Sepomex will propose legislative changes.
The Mexican Postal Service (Sepomex) will submit an initiative to Congress to modify its legal status. It higlihts as an “elementary act of financial justice” that political parties and the national judiciary should pay for the postal services that Sepomex provides for them.
The proposal for the postal services law reaffims the postal service as a strategic activity reserved for the state in order to guarantee universal postal service in terms of accessibility and security. It also creates a regulatory body for postal activities.
It is also expected that these reforms will give greater management autonomy to Sepomex, and that it be allowed to establish, operate, and maintain its own database of all addresses in the country, and also to reduce its exclusivity on the handling of correspondence to items weighing less than 350 grams.
Gonzalo Alarcon Osorio, the director General of Sepomex, says that the organisagion needs to obtain more resources “in order to maintain universal service, provide commercial services that the market demands, have management autonomy that allows it to compete with the private postal operators, and offers postal services which meet international quality standards”.
Mr. Alarcon requested the deputies of the Communications Commission to include said project in this congressional session. Mr. Alarcon adds, “This would be ideal, although we know that tthey have a very tight legislative schedule and that they have priorities, but we believe that it is also a priority for our country to have a first world postal service.”
Postal activities in Mexico generate approximately 12.68 billion pesos annually. 3 billion of these correspond to postal services and correspondence, and the other 9.5 billion correspond to specialised “mensajeria” and small package services operated by domestic and foreign companies.
Deterioration
Among Sepomex’s weaknesses are the obligation to provide “social mail” at tariffs below their cost and, according to Alarcon, “a chronic shortfall of investment, amounting to approximately 40 million pesos per year, which has deteriorated its infrastructure and has prevented its modernization.”

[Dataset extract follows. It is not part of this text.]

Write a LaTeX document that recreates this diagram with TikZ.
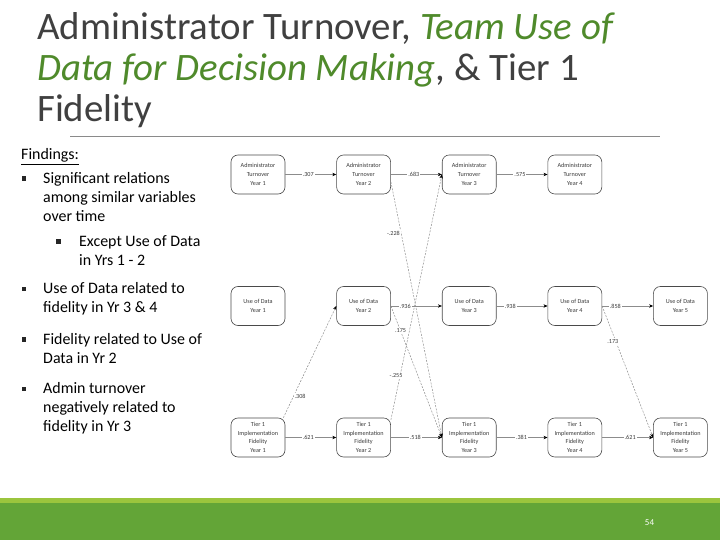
\documentclass[tikz,border=0pt]{standalone}
\usepackage{fontspec}
\setmainfont{Carlito}
\usepackage{xcolor}
\usetikzlibrary{arrows.meta, positioning}
\definecolor{ttlgray}{HTML}{404040}
\definecolor{ttlgreen}{HTML}{4F8A2B}
\definecolor{boxline}{HTML}{4A4A4A}
\definecolor{boxtext}{HTML}{3A3A3A}
\definecolor{pathgray}{HTML}{8C8C8C}
\definecolor{crossgray}{HTML}{8F8F8F}
\definecolor{rulegray}{HTML}{8A8A8A}
\definecolor{barlight}{HTML}{9BC53D}
\definecolor{bardark}{HTML}{63A537}
\tikzset{
  vbox/.style={draw=boxline, fill=white, rounded corners=7bp, line width=0.6bp,
               minimum width=54bp, minimum height=39bp, inner sep=1bp, align=center,
               text=boxtext, font=\fontsize{6.2}{8.7}\selectfont},
  harr/.style={-{Stealth[length=4bp, width=3.4bp, color=black]}, line width=0.5bp, pathgray},
  xarr/.style={-{Stealth[length=4bp, width=3.4bp, color=black]}, line width=0.5bp, crossgray,
               dash pattern=on 2bp off 1.3bp},
  wlab/.style={fill=white, inner sep=1bp, text=boxtext, font=\fontsize{6.2}{7}\selectfont},
  findtxt/.style={anchor=base west, align=left, inner sep=0pt, text=black,
                  font=\fontsize{16}{19.3}\selectfont},
  sqbul/.style={fill=black!85, inner sep=0pt, minimum size=4.3bp},
}
\begin{document}
\begin{tikzpicture}[x=1bp, y=-1bp]
  \useasboundingbox (0,0) rectangle (720,540);

  %% Title (anchored at the baseline of its last line)
  \node[anchor=base west, inner sep=0pt, align=left, text=ttlgray,
        font=\fontsize{39}{41.2}\selectfont] (title) at (37,121.7)
    {Administrator Turnover, \textit{\textcolor{ttlgreen}{Team Use of}}\\
     \textit{\textcolor{ttlgreen}{Data for Decision Making}}, \& Tier 1\\
     Fidelity};
  \draw[rulegray, line width=0.8bp] (70,136) -- (660,136);

  %% Findings
  \node[findtxt] (fhead) at (21,160) {\underline{Findings:}};
  \node[sqbul] (b1) at (24,178.5) {};
  \node[findtxt] (find1) at (43,221.6) {Significant relations\\among similar variables\\over time};
  \node[sqbul] (b2) at (58.5,241.5) {};
  \node[findtxt] (find2) at (79,265.3) {Except Use of Data\\in Yrs 1 - 2};
  \node[sqbul] (b3) at (24,289) {};
  \node[findtxt] (find3) at (43,312.6) {Use of Data related to\\fidelity in Yr 3 \& 4};
  \node[sqbul] (b4) at (24,339.5) {};
  \node[findtxt] (find4) at (43,363.3) {Fidelity related to Use of\\Data in Yr 2};
  \node[sqbul] (b5) at (24,389) {};
  \node[findtxt] (find5) at (43,431.9) {Admin turnover\\negatively related to\\fidelity in Yr 3};

  %% Administrator Turnover row
  \node[vbox] (adm1) at (258,174.5) {Administrator\\Turnover\\Year 1};
  \node[vbox] (adm2) at (363.6,174.5) {Administrator\\Turnover\\Year 2};
  \node[vbox] (adm3) at (469.2,174.5) {Administrator\\Turnover\\Year 3};
  \node[vbox] (adm4) at (574.8,174.5) {Administrator\\Turnover\\Year 4};

  %% Use of Data row
  \node[vbox] (use1) at (258,306) {Use of Data\\Year 1};
  \node[vbox] (use2) at (363.6,306) {Use of Data\\Year 2};
  \node[vbox] (use3) at (469.2,306) {Use of Data\\Year 3};
  \node[vbox] (use4) at (574.8,306) {Use of Data\\Year 4};
  \node[vbox] (use5) at (680.4,306) {Use of Data\\Year 5};

  %% Fidelity row
  \node[vbox] (fid1) at (258,437.5) {Tier 1\\Implementation\\Fidelity\\Year 1};
  \node[vbox] (fid2) at (363.6,437.5) {Tier 1\\Implementation\\Fidelity\\Year 2};
  \node[vbox] (fid3) at (469.2,437.5) {Tier 1\\Implementation\\Fidelity\\Year 3};
  \node[vbox] (fid4) at (574.8,437.5) {Tier 1\\Implementation\\Fidelity\\Year 4};
  \node[vbox] (fid5) at (680.4,437.5) {Tier 1\\Implementation\\Fidelity\\Year 5};

  %% Cross-lagged paths
  \draw[xarr] (adm2.-15) -- node[wlab, pos=0.2, anchor=east] {-.228} (fid3.west);
  \draw[xarr] (fid2.33) -- node[wlab, pos=0.18, xshift=-4bp] {-.255} (adm3.west);
  \draw[xarr] (use2.east) -- node[wlab, pos=0.19] {.175} (fid3.west);
  \draw[xarr] (fid1.38) -- node[wlab, pos=0.19, anchor=west] {.308} (use2.west);
  \draw[xarr] (use4.east) -- node[wlab, pos=0.27, xshift=-3bp] {.173} (fid5.west);

  %% Stability paths
  \draw[harr] (adm1) -- node[wlab, pos=0.45] {.307} (adm2);
  \draw[harr] (adm2) -- node[wlab, pos=0.45] {.683} (adm3);
  \draw[harr] (adm3) -- node[wlab, pos=0.46] {.575} (adm4);
  \draw[harr] (use2) -- node[wlab, pos=0.28] {.936} (use3);
  \draw[harr] (use3) -- node[wlab, pos=0.27] {.938} (use4);
  \draw[harr] (use4) -- node[wlab, pos=0.26] {.858} (use5);
  \draw[harr] (fid1) -- node[wlab, pos=0.45] {.621} (fid2);
  \draw[harr] (fid2) -- node[wlab, pos=0.48] {.518} (fid3);
  \draw[harr] (fid3) -- node[wlab, pos=0.49] {.381} (fid4);
  \draw[harr] (fid4) -- node[wlab, pos=0.55] {.621} (fid5);

  %% Footer
  \fill[barlight] (0,497.5) rectangle (720,503.3);
  \fill[bardark] (0,503.3) rectangle (720,540);
  \node[text=white, font=\fontsize{9}{10}\selectfont] (pnum) at (649.5,523) {54};
\end{tikzpicture}
\end{document}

In addition, it faces competition from the “parallel mail” operators who offer lower priced services in the most profitable market segments.
Another disadvantage faced by Sepomex is the obligation to transport mail for political parties and the national judiciary at no cost. Mr. Alarcon states that this service is very costly.
Mr. Alarcon adds that during last year’s elections, Sepomex handled 100 million pieces of additional mail one or two months before the election date, as a result of which “all the parties bombarded us, and we had the obligation to fulfill this very serious obligation, and this forced us to work overtime, and we believe that this financially unfair”.
Closing Offices
Sepomex is planning to shut down 500 offices whose operations are not justified according to cost-benefit analysis. The first 110 of these were shut down last month, and it is expected that the rest will be closed by the last quarter of this year.
These moves are part of the operational modernisation of Sepomex, and their purpose is to “reduce costs and avoid redundancy of infrastructure with Telecomm and other third parties”.